This is part of a series of articles by Wright Lindsey Jennings’ attorneys examining key trends for employers and the workplace in 2022, authored by attorney Meredith Lowry. The series was featured in Arkansas Business.
The pandemic has brought lots of changes to our world, including drastically accelerated growth for e-commerce.
Globally, the shift to cyber-everything has boosted online sales by $26.7 trillion and led to billions more interactions online through increased video conferences and home-based education. And while the online shift is a small example illustrating how our behaviors have changed, the rapid demand for us all to be present online has also led to a dangerous surge in cyberattacks, data breaches and fraudulent activity targeting individuals and businesses.
We saw a 600% increase in cybersecurity threats during the pandemic, starting early with the threats posed by unsecured video conference platforms and the sudden work-from-home population unsafely accessing corporate networks.
Work-from-home continues to challenge the security of networks, with home networks and internet-connected devices offering new access points for cyber criminals, and businesses should be aware of the potential risks to their networks and trade secrets the work-from-home workforce creates. It’s not just putting in place policies and technology to ensure safe practices at home – many employees see safe practice policies as restrictive and, as a result, it’s incumbent on businesses seeking compliance to teach the risks and potential harm to the business and the employee to ensure adherence to the policies.
As the pandemic continues, our concerns for businesses to protect against network incursions continue, along with newly growing apprehensions about unreliable or improperly enabled cloud services, payment fraud, malicious websites acting like legitimate retailers and seeking to scam consumers, and complicated social engineering campaigns attempting to access consumer data or business networks.
As e-commerce and our digital activities evolve, the threats themselves continue to advance. Remaining up-to-date on the current threats is now a full-time activity for most businesses.

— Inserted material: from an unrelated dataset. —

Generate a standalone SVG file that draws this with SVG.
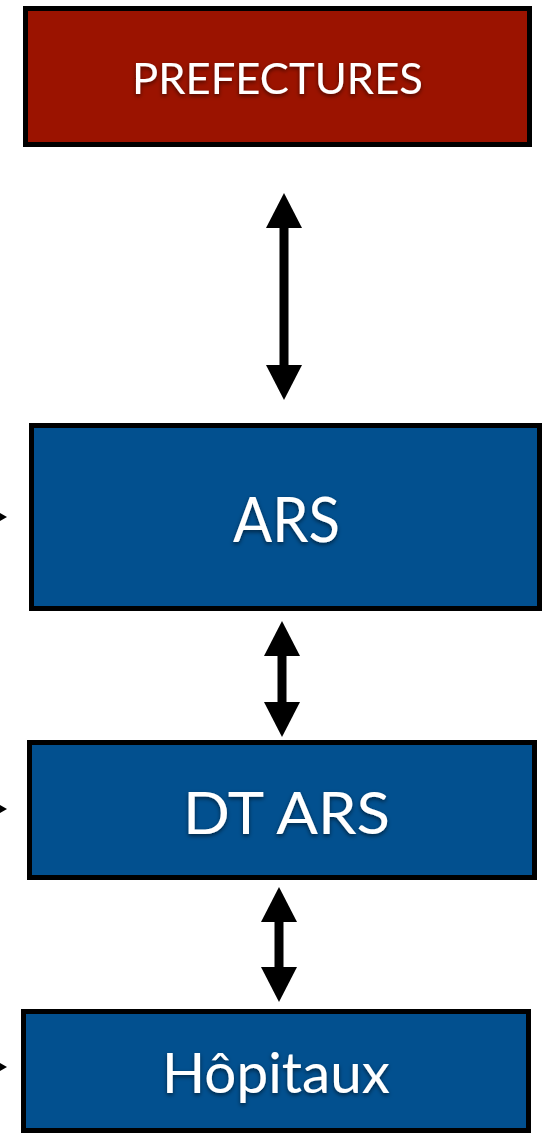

In some ways, it’s a matter of when the threat will occur rather than if the threat will occur. According to McAfee Enterprise, during the pandemic 81% of global organizations experienced increased cybersecurity threats and 79% experienced downtime as a result of a cybersecurity incident. While these incidents can lead to humorous stories of vacuums and doorbells not working as a result of an outage of Amazon cloud services, breaches and outages lead to serious and long-term damages to businesses.
In the first half of 2021 alone, data breaches led to the exposure of 18 billion records, and a recent IBM and Ponemon Institute study says the cost of the average data breach is up to $4.24 million. And for a state that is a hub for supply chain firms, it’s a frightening concern that reportedly 97% of supply chain firms have been impacted by a cybersecurity breach.
But, despite all we know about the risk for cyber threats, data breaches and fraud, Shred-It has reported that approximately 67% of the U.S. small businesses they’ve surveyed do not have cybersecurity incident response plans. When a data breach occurs, the business often finds itself scrambling to get attorneys, tech professionals and remedies in place to figure out what data was taken, who has the data, how to fix it and who needs to be notified. It’s a stressful situation, but having a plan in place ahead of time helps activate the key players to resolve the situation quickly, and in the time potentially required under the law.
With cyber threats and related costs only expected to increase in the coming years (seriously, who thought internet-connected vacuums would be a security risk?), 2022 is a great time to talk with tech professionals and attorneys on how to protect your business.